Development 4: I cannot sleep (which is why I am writing this at 3 am). I guess this is the side effect of doing absolutely nothing all day; I have no way to use up energy! Fortunately, my friend Angela visited today with a Welsh Corgi she is dog-sitting, but to me that thing kind of looked like a fat groundhog. I say this in all kindness but seriously, its weight would wobble left and right as it walked with its stubby legs. The thing had a bigger gut than me. He also didn't like me and growled a few times, and Angela said this was because I kept calling him names. I guess that's fair.

Friday, May 1, 2009

Prom Schmom!

She is ready for the prom safari, now!

To get my mind off the recovery (and the 1" portion of my incision that is just not closing at the fat roll!), I've been doing some light reading. Most of my reading for the last two days have been Chelsea Handler's two memoirs, so I thought it was high time for some real news. And by "real news", I mean skipping anything really newsworthy and diving right into the lifestyle section of my online papers. That's how I do it.
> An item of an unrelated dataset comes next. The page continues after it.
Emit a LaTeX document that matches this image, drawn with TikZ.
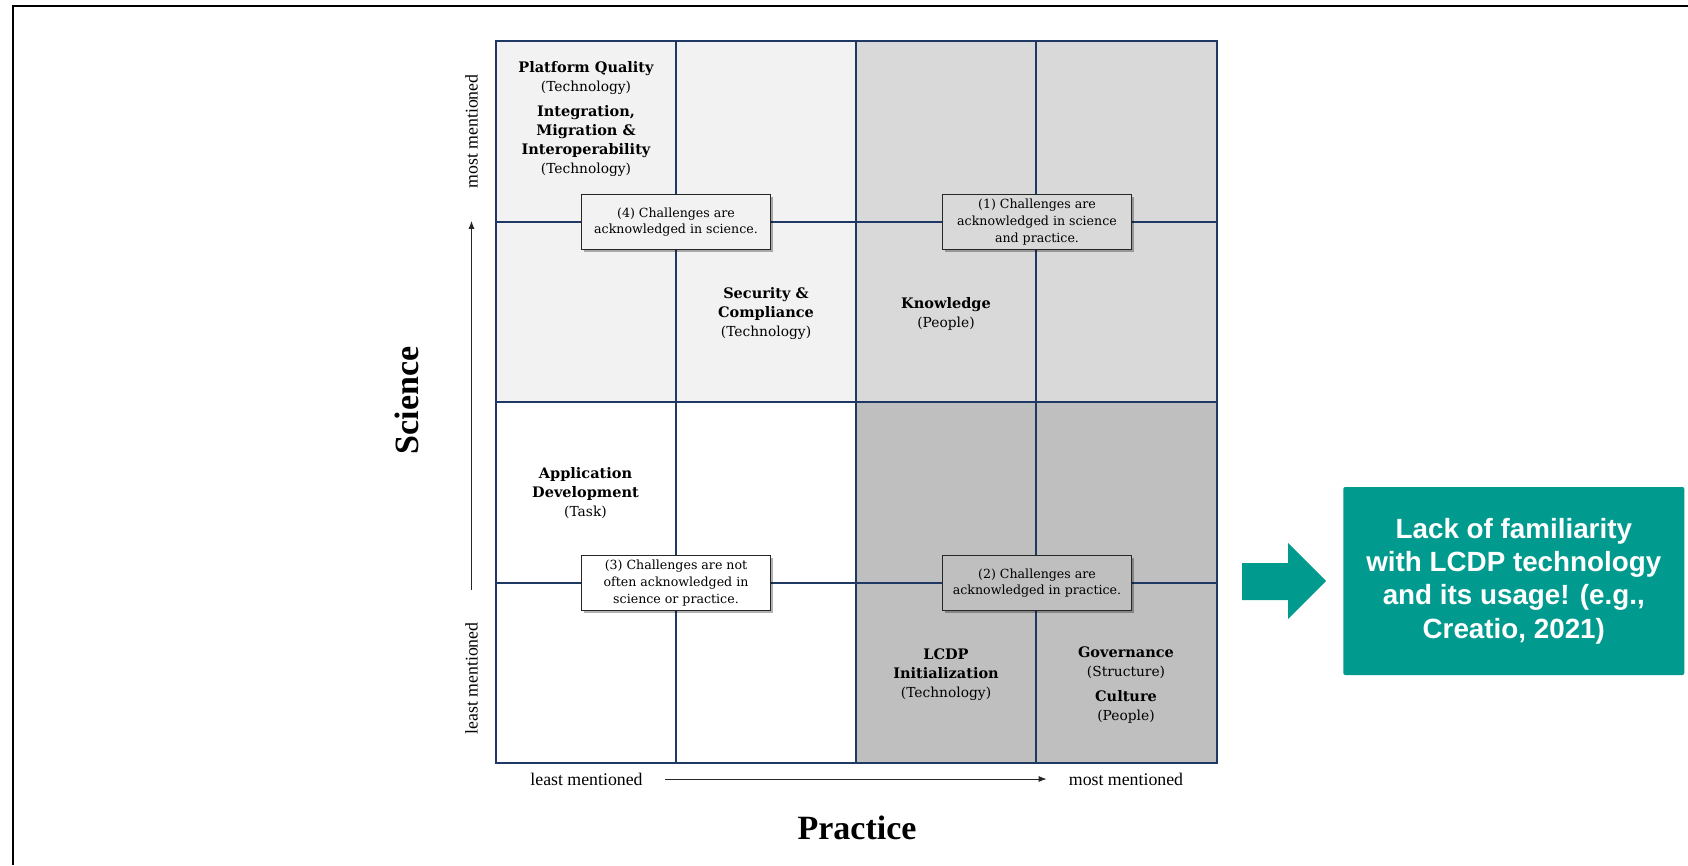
\documentclass[tikz,border=0pt]{standalone}
\usepackage{fontspec}
\setmainfont{DejaVu Serif}
\newfontfamily\axisfont{Liberation Serif}
\newfontfamily\boxfont{Liberation Sans}
\usetikzlibrary{shadows,arrows.meta}
\definecolor{gridblue}{RGB}{32,56,100}
\definecolor{cellA}{RGB}{242,242,242}
\definecolor{cellB}{RGB}{217,217,217}
\definecolor{cellC}{RGB}{191,191,191}
\definecolor{tealc}{RGB}{0,155,142}
\newcommand\hd[1]{{\fontsize{14.5}{19}\selectfont\bfseries #1}}
\tikzset{
  gridline/.style={draw=gridblue, line width=1.3pt},
  callout/.style={draw=black!85, line width=1.2pt, minimum width=189pt, minimum height=55pt,
    align=center, inner sep=2pt, font=\fontsize{12.6}{16.7}\selectfont,
    drop shadow={opacity=0.3, fill=black, shadow xshift=2.5pt, shadow yshift=-2.5pt}},
  lbl/.style={align=center, inner sep=0pt, font=\fontsize{13.8}{19}\selectfont},
  axislbl/.style={inner sep=0pt, font=\axisfont\fontsize{17.8}{20}\selectfont},
  axistitle/.style={inner sep=0pt, font=\axisfont\bfseries\fontsize{34}{40}\selectfont},
  axisarrow/.style={-{Latex[length=8pt,width=6pt]}, line width=1pt, draw=black!85},
}
\begin{document}
\begin{tikzpicture}[x=1pt,y=-1pt]
\useasboundingbox (0,0) rectangle (1688,865);
\fill[white] (0,0) rectangle (1688,865);
% frame
\draw[line width=2.5pt] (13,865) -- (13,6) -- (1688,6);
% cells
\fill[cellA] (496,41) rectangle (856,402);
\fill[cellB] (856,41) rectangle (1217,402);
\fill[cellC] (856,402) rectangle (1217,763);
% grid
\draw[gridline] (496,41) rectangle (1217,763);
\foreach \x in {676,856,1036} \draw[gridline] (\x,41) -- (\x,763);
\foreach \y in {222,402,583} \draw[gridline] (496,\y) -- (1217,\y);
% callouts
\node[callout, fill=cellA] (c4) at (676,222) {(4) Challenges are\\acknowledged in science.};
\node[callout, fill=cellB] (c1) at (1037,222) {(1) Challenges are\\acknowledged in science\\and practice.};
\node[callout, fill=white] (c3) at (676,583) {(3) Challenges are not\\often acknowledged in\\science or practice.};
\node[callout, fill=cellC] (c2) at (1037,583) {(2) Challenges are\\acknowledged in practice.};
% cell labels
\node[lbl] (pq) at (586,78) {\hd{Platform Quality}\\(Technology)};
\node[lbl] (imi) at (586,141) {\hd{Integration,}\\\hd{Migration \&}\\\hd{Interoperability}\\(Technology)};
\node[lbl] (sec) at (766,313.5) {\hd{Security \&}\\\hd{Compliance}\\(Technology)};
\node[lbl] (kn) at (946,314) {\hd{Knowledge}\\(People)};
\node[lbl] (app) at (585.5,493.5) {\hd{Application}\\\hd{Development}\\(Task)};
\node[lbl] (lcdp) at (946,675) {\hd{LCDP}\\\hd{Initialization}\\(Technology)};
\node[lbl] (gov) at (1126,663) {\hd{Governance}\\(Structure)};
\node[lbl] (cul) at (1126,706.5) {\hd{Culture}\\(People)};
% axes
\node[axislbl] (xl) at (586.5,779) {least mentioned};
\node[axislbl] (xm) at (1126,779) {most mentioned};
\draw[axisarrow, shorten <=22pt, shorten >=22pt] (xl.east) -- (xm.west);
\node[axislbl, rotate=90] (yl) at (471.5,678.5) {least mentioned};
\node[axislbl, rotate=90] (ym) at (471.5,131.5) {most mentioned};
\draw[axisarrow, shorten <=32pt, shorten >=32pt] (yl.east) -- (ym.west);
\node[axistitle, rotate=90] (sci) at (407,400.5) {Science};
\node[axistitle] (pra) at (857,828) {Practice};
% teal arrow and box
\fill[tealc] (1242,563) -- (1288,563) -- (1288,543) -- (1326,581) -- (1288,619) -- (1288,600) -- (1242,600) -- cycle;
\node[fill=tealc, rounded corners=2pt, minimum width=341pt, minimum height=188pt, text=white,
  font=\boxfont\fontsize{27.8}{33.3}\selectfont\bfseries, align=center, inner sep=0pt] (lack) at (1513.8,581)
  {Lack of familiarity\\with LCDP technology\\and its usage! (e.g.,\\Creatio, 2021)};
\end{tikzpicture}
\end{document}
I hit a little golden nugget when I found a piece in the NYT on parents and teenagers still spending ridiculous amounts of money on prom regardless of the recession. This is the stuff I live for: I just knew liberal elites who read the paper (I suppose myself included) were going to have a field day in the comments section. That's pretty much what I do: I spend three minutes reading the article proper, and then three times that salivating over the commentary.

I like reading stuff about America's obsession with over-the-top celebrations (bar and bat mitzvahs, weddings, sweet sixteens, and of course, prom!). I did not go to prom. I always thought it silly (Okay, okay! Let's ignore the fact I was not asked by a member of the opposite sex, jeez!). Now, if you wear a cheap dress and take it for what it's worth (a dance to cap off your high school years) I have no problem with proms. The thing is, most people I knew in my graduating class took it as the second coming. They spent no less than four months preparing for this blessed event. They tanned for months (my co-workers who tan know how I feel about this, because I always heckle them as they skirt out the door). They get their hair, make-up, and nails done, too. I just never had any...craving to do this. What work it entails!

I'd have to listen endlessly about emotionally-wrought decisions like, "I just don't know if mauve works for me, and Jessica said she was wearing mauve too!" and, "I am thinking of wearing this sparkly lotion but I don't want to look slutty; Kathryn, do you think Brian will like this lotion?" Of course, I think "Brian" had things on his mind other than lotion, if you get my drift. So I did what any girl not going to prom did: I hid out in the school newspaper and band rooms for the four months leading up to the prom and on the night of I worked dishing ice and custard at Rita's Italian Ice as I watched their stretch limos whiz by.

Even as the recession forces families to redefine their financial priorities, most are still willing to pay for an event they consider a rite of passage.